In Dostoevsky, all these things are shaded more darkly. His psychological portraits sketch the reasons of murderers, his fools descend into wickedness and ruin, his grand ball dissolves in panic as the city catches fire. The similarities between his works and Austen’s are subtle and fascinating. The differences are obvious, and ultimately more important. So profound is the divide that one cannot imagine Austen even touching the subjects that Dostoevsky wrestled. Dickens might have taken up Dostoevsky’s themes, though with far more sentiment and optimism. But if Jane Austen had written about revolution, or moral anarchy, or the psychology of suicide, she would not have been Jane Austen.

And the world would have lost something. One may prefer Jane Austen; one may prefer Fyodor Dostoevsky. Either position is fair. But it is good that Austen was herself, and not Dostoevsky, just as it is good that Dostoevsky was himself, and not Austen. Such is the diversity that makes the world rich.

Good Character(s)

This summer I made my first foray into Jane Austen, reading Mansfield Park. I found the novel more thought-provoking than enjoyable, and one of the issues it raised for me was the relationship between moral goodness and good characters. Fanny Price, the novel’s heroine, is probably the most emphatically good (in the moral sense) character I have ever experienced, and also a bad character in the sense of not being compelling or enjoyable. She is, in fact, one of the reasons the book drags as it does (the other is that the simple plot takes far too long to unfold). I began to find her tiresome; Jane Austen’s own mother called her insipid.

I call Fanny Price emphatically good not because she is the most moral character I have ever read but because the whole book emphasizes her goodness. Austen’s admirable theme is that the meek shall inherit the earth, and her intriguing purpose is to cross-examine the true value of the witty, vivacious belle who was (is) the ideal of high society. Fanny exists as a kind of living counterpoint to all the defects of the upper classes – lack of principle, lack of kindness, form over substance, glitter over gold. Her goodness, as central to the novel’s ideas, is inescapable, but it does not do her many favors.

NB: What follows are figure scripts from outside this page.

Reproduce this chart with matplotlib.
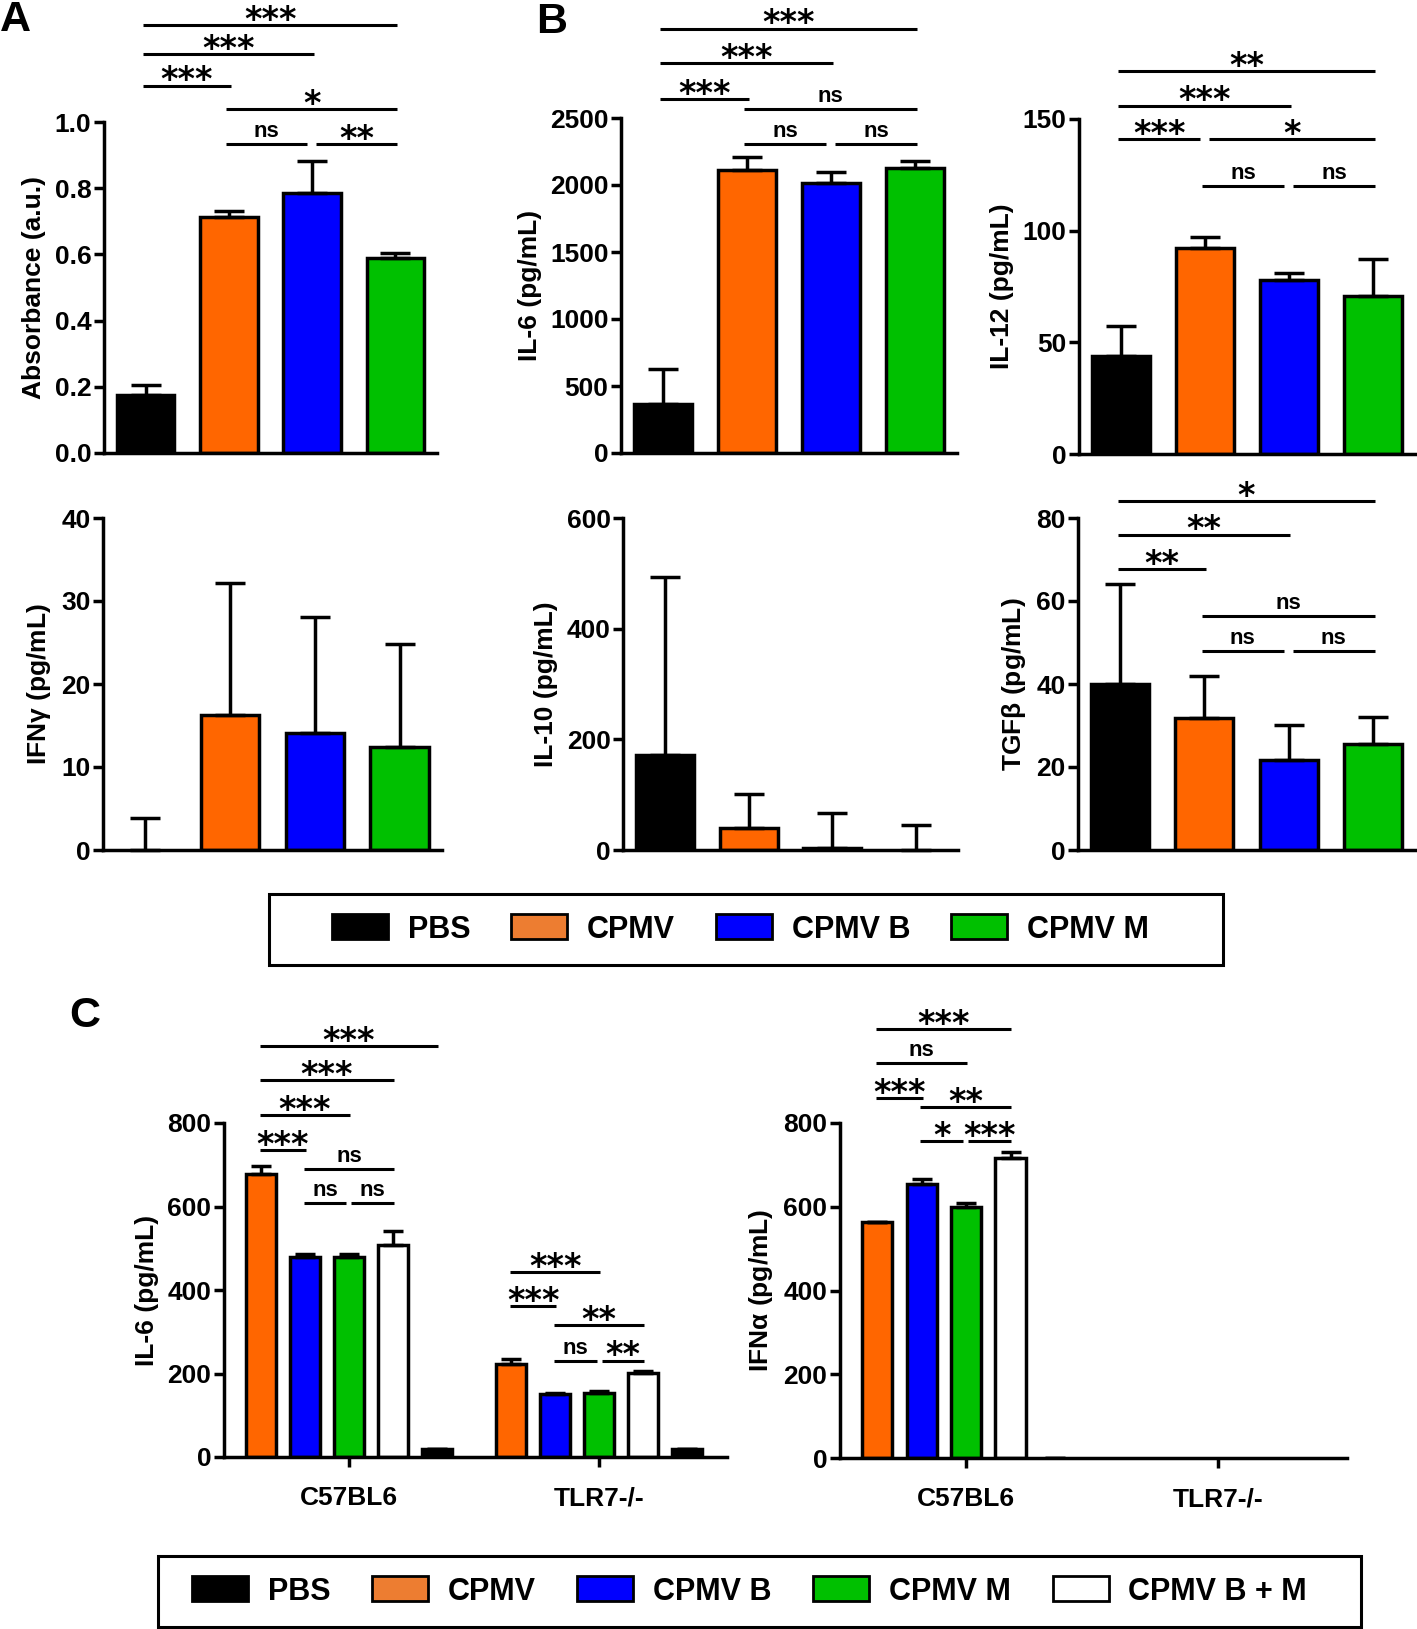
import numpy as np
import matplotlib
matplotlib.use("Agg")
from matplotlib import pyplot as plt
from matplotlib.patches import Patch, Rectangle

plt.rcParams["font.family"] = ["Liberation Sans", "DejaVu Sans"]
plt.rcParams["font.weight"] = "bold"
plt.rcParams["axes.labelweight"] = "bold"
plt.rcParams["mathtext.fontset"] = "custom"
plt.rcParams["mathtext.rm"] = "Liberation Sans"

W, H = 1417, 1629

# groups and colours
groups = ["PBS", "CPMV", "CPMV B", "CPMV M"]
bar_colors = ["#000000", "#FF6600", "#0000FF", "#00C000"]
legend_colors = ["#000000", "#ED7D31", "#0000FF", "#00C000", "#FFFFFF"]
groups_c = ["CPMV", "CPMV B", "CPMV M", "CPMV B + M", "PBS"]
colors_c = ["#FF6600", "#0000FF", "#00C000", "#FFFFFF", "#000000"]
mice = ["C57BL6", "TLR7-/-"]

# panel A
absorbance = [0.174, 0.714, 0.786, 0.588]
absorbance_err = [0.030, 0.018, 0.097, 0.016]
# panel B
il6 = [368, 2114, 2015, 2127]
il6_err = [261, 95, 82, 55]
il12 = [43.7, 92.2, 77.8, 70.6]
il12_err = [13.8, 5.0, 3.2, 16.7]
ifng = [0.0, 16.3, 14.1, 12.4]
ifng_err = [3.9, 15.9, 14.0, 12.4]
il10 = [171, 40, 4, 0]
il10_err = [322, 61, 63, 45]
tgfb = [39.9, 31.7, 21.7, 25.5]
tgfb_err = [24.2, 10.2, 8.4, 6.6]
# panel C (rows: C57BL6, TLR7-/-; columns follow groups_c)
il6_c = [[678, 478, 478, 508, 18], [223, 151, 153, 201, 18]]
il6_c_err = [[18, 8, 8, 33, 1], [12, 2, 4, 4, 1]]
ifna_c = [[563, 654, 600, 716, 0], [0, 0, 0, 0, 0]]
ifna_c_err = [[1, 12, 9, 14, 0], [0, 0, 0, 0, 0]]

# significance brackets: (bar i, bar j, height, label)
sig_absorbance = [(0, 3, 1.294, "***"), (0, 2, 1.205, "***"), (0, 1, 1.110, "***"),
                  (1, 3, 1.039, "*"), (1, 2, 0.934, "ns"), (2, 3, 0.934, "**")]
sig_il6 = [(0, 3, 3167, "***"), (0, 2, 2910, "***"), (0, 1, 2644, "***"),
           (1, 3, 2567, "ns"), (1, 2, 2306, "ns"), (2, 3, 2306, "ns")]
sig_il12 = [(0, 3, 171.6, "**"), (0, 2, 156.0, "***"), (0, 1, 141.0, "***"),
            (1, 3, 141.0, "*"), (1, 2, 119.9, "ns"), (2, 3, 119.9, "ns")]
sig_tgfb = [(0, 3, 84.1, "*"), (0, 2, 76.0, "**"), (0, 1, 67.7, "**"),
            (1, 3, 56.4, "ns"), (1, 2, 48.0, "ns"), (2, 3, 48.0, "ns")]
sig_il6_wt = [(0, 4, 984, "***"), (0, 3, 902, "***"), (0, 2, 818, "***"), (0, 1, 736, "***"),
              (1, 3, 690, "ns"), (1, 2, 608, "ns"), (2, 3, 608, "ns")]
sig_il6_ko = [(0, 2, 442, "***"), (0, 1, 361, "***"), (1, 3, 315, "**"),
              (1, 2, 231, "ns"), (2, 3, 231, "**")]
sig_ifna_wt = [(0, 3, 1025, "***"), (0, 2, 943, "ns"), (0, 1, 860, "***"),
               (1, 3, 838, "**"), (1, 2, 756, "*"), (2, 3, 756, "***")]

LW = 2.5


def add_axes(x0, y0, x1, y1):
    # pixel box of the plotting area -> figure fraction
    return fig.add_axes([x0 / W, 1 - y1 / H, (x1 - x0) / W, (y1 - y0) / H])


def style_axes(ax):
    ax.spines[["top", "right"]].set_visible(False)
    for s in ["left", "bottom"]:
        ax.spines[s].set_linewidth(LW)
    ax.tick_params(axis="y", direction="out", length=7, width=LW, labelsize=19, pad=2)
    ax.tick_params(axis="x", direction="out", length=7, width=LW, labelsize=19, pad=14)


def brackets(ax, xs, rows, unit):
    for i, j, y, label in rows:
        shared_start = any(r[1] == i and r[2] == y for r in rows)
        shared_end = any(r[0] == j and r[2] == y for r in rows)
        x0 = xs[i] + (0.05 if shared_start else -0.03) * unit
        x1 = xs[j] + (-0.06 if shared_end else 0.02) * unit
        ax.plot([x0, x1], [y, y], color="k", lw=2.2, clip_on=False,
                solid_capstyle="butt")
        if label == "ns":
            ax.annotate(label, ((x0 + x1) / 2, y), xytext=(0, 5),
                        textcoords="offset points", ha="center", va="baseline",
                        fontsize=16, fontweight="bold", annotation_clip=False)
        else:
            ax.annotate(label, ((x0 + x1) / 2, y), xytext=(0, -3.5),
                        textcoords="offset points", ha="center", va="baseline",
                        fontsize=24, fontweight="bold", family="DejaVu Sans",
                        annotation_clip=False)


def edge_widths(values):
    # bars of zero height get no outline
    return [LW if v > 0 else 0 for v in values]


def bar_panel(ax, values, errs, ylabel, ymax, ystep, sig=None, fmt="{:.0f}"):
    x = np.arange(len(values))
    ax.bar(x, values, width=0.69, color=bar_colors, edgecolor="k",
           linewidth=edge_widths(values), zorder=2)
    ax.errorbar(x, values, yerr=[np.zeros(len(errs)), errs], fmt="none", ecolor="k",
                elinewidth=LW, capsize=11, capthick=LW, zorder=3, clip_on=False)
    if sig:
        brackets(ax, x, sig, 1.0)
    style_axes(ax)
    ax.set_xticks([])
    ticks = np.arange(0, ymax + ystep / 2, ystep)
    ax.set_yticks(ticks)
    ax.set_yticklabels([fmt.format(t) for t in ticks])
    ax.set_xlim(-0.5, 3.5)
    ax.set_ylim(0, ymax)
    ax.set_ylabel(ylabel, fontsize=19, labelpad=6)


def grouped_panel(ax, values, errs, ylabel, sigs):
    offsets = (np.arange(5) - 2) * 0.176
    for g in range(len(mice)):
        xs = g + offsets
        if max(values[g]) > 0:
            ax.bar(xs, values[g], width=0.12, color=colors_c, edgecolor="k",
                   linewidth=edge_widths(values[g]), zorder=2)
            ax.errorbar(xs, values[g], yerr=[np.zeros(5), errs[g]], fmt="none",
                        ecolor="k", elinewidth=LW, capsize=7.5, capthick=LW, zorder=3)
        if sigs[g]:
            brackets(ax, xs, sigs[g], 0.176)
    style_axes(ax)
    ax.set_xticks(range(len(mice)))
    ax.set_xticklabels(mice)
    ax.set_yticks(np.arange(0, 801, 200))
    ax.set_xlim(-0.5, 1.51)
    ax.set_ylim(0, 800)
    ax.set_ylabel(ylabel, fontsize=19, labelpad=6)


fig = plt.figure(figsize=(W / 100, H / 100), dpi=100)

ax = add_axes(104, 122, 437, 453)
bar_panel(ax, absorbance, absorbance_err, "Absorbance (a.u.)", 1.0, 0.2, sig_absorbance, "{:.1f}")
ax = add_axes(621, 118, 957, 453)
bar_panel(ax, il6, il6_err, "IL-6 (pg/mL)", 2500, 500, sig_il6)
ax = add_axes(1079, 119, 1415, 454)
bar_panel(ax, il12, il12_err, "IL-12 (pg/mL)", 150, 50, sig_il12)
ax = add_axes(103, 518, 442, 850)
bar_panel(ax, ifng, ifng_err, r"IFN$\mathrm{\gamma}$ (pg/mL)", 40, 10)
ax = add_axes(623, 518, 958, 850)
bar_panel(ax, il10, il10_err, "IL-10 (pg/mL)", 600, 200)
ax = add_axes(1078, 518, 1415, 850)
bar_panel(ax, tgfb, tgfb_err, r"TGF$\mathrm{\beta}$ (pg/mL)", 80, 20, sig_tgfb)

ax = add_axes(224, 1123, 727, 1457)
grouped_panel(ax, il6_c, il6_c_err, "IL-6 (pg/mL)", [sig_il6_wt, sig_il6_ko])
ax = add_axes(840, 1123, 1347, 1458)
grouped_panel(ax, ifna_c, ifna_c_err, r"IFN$\mathrm{\alpha}$ (pg/mL)", [sig_ifna_wt, None])

# panel letters
fig.text(0.0, 1.0, "A", fontsize=31, fontweight="bold", ha="left", va="top")
fig.text(536 / W, 1 - 2 / H, "B", fontsize=31, fontweight="bold", ha="left", va="top")
fig.text(69 / W, 1 - 996 / H, "C", fontsize=31, fontweight="bold", ha="left", va="top")

# legends
def legend_box(names, colors, box, inner):
    x0, y0, x1, y1 = box
    fig.add_artist(Rectangle((x0 / W, 1 - y1 / H), (x1 - x0) / W, (y1 - y0) / H,
                             transform=fig.transFigure, fill=False, edgecolor="k",
                             linewidth=2.2))
    handles = [Patch(facecolor=c, edgecolor="k", linewidth=2) for c in colors]
    ix0, ix1 = inner
    fig.legend(handles, names, loc="center", ncol=len(names), mode="expand",
               bbox_to_anchor=(ix0 / W, 1 - y1 / H, (ix1 - ix0) / W, (y1 - y0) / H),
               frameon=False, borderpad=0, borderaxespad=0, handlelength=1.83,
               handleheight=0.88, handletextpad=0.65,
               prop={"size": 22, "weight": "bold"})


legend_box(groups, legend_colors[:4], (269, 894, 1223, 965), (332, 1149))
legend_box(["PBS", "CPMV", "CPMV B", "CPMV M", "CPMV B + M"], legend_colors,
           (158, 1556, 1361, 1627), (192, 1307))

fig.savefig("out.png", dpi=100)
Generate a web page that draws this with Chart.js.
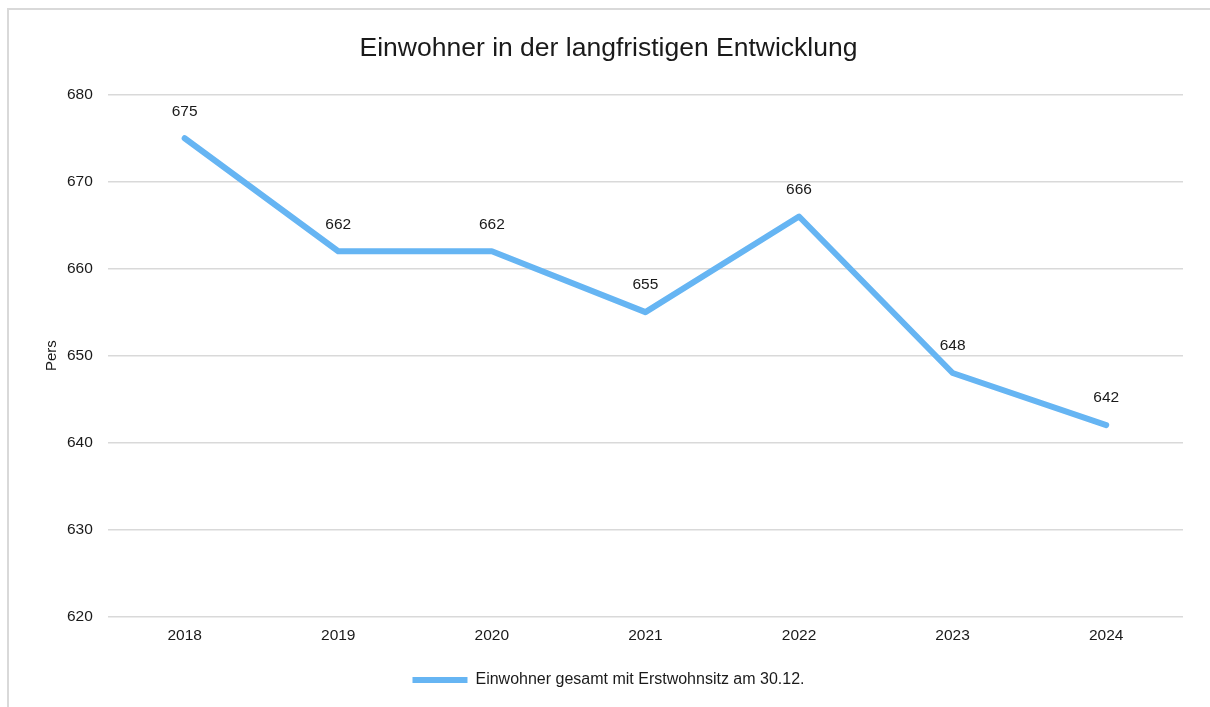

Yet I am sure that it is not due to excess goodness that Fanny Price is (to be kind) unengaging or (to be like Jane Austen’s mother) insipid. Fanny would be both a more enjoyable character and a more accurate representation of goodness if Austen had not mishandled the virtue of humility. She portrays it quite badly – though, in fairness, most authors do. In Mansfield Park, Fanny is humble; this means that she has a pathetically low, and generally false, valuation of herself and accepts other people’s negative opinions of who she is and what she deserves to a point that seems almost weak-minded.

Nor is Fanny a moral paragon in all respects. The narrator repeatedly reminds us that she is anxious and timid, and it’s certain that she has almost no courage at all. It is to Austen’s credit as a writer that she created such limitations in her character, and if you stop to consider it, Fanny’s timidity lends a poignant note to her climactic resistance to an unwanted marriage. Ironically, though, Fanny would have been better company for four hundred pages if her virtues had extended a little farther, and that would have done more for the novel than a little poignancy.

Additionally, Austen – who excelled in creating sharp, lively portraits of female characters – failed to do so with Fanny Price. Fanny gives little impression of anything except strong moral convictions and a puddle of weakness besides. Details such as her physical grace and her love of reading are barely seen and certainly not felt. Her passivity is the stuff of legend; her only contribution to her own destiny is to reject Henry Crawford – in other words, manage to do nothing when someone else is trying to get her to do something (usually she is just carried along when other people do things).

What makes a good character is ultimately disconnected from what makes a good person. White knights and black villains have alike succeeded as characters, and have alike failed. Even the case of Fanny Price proves that what matters is not the amount of goodness a character possesses but how it is used, and what the character possesses besides.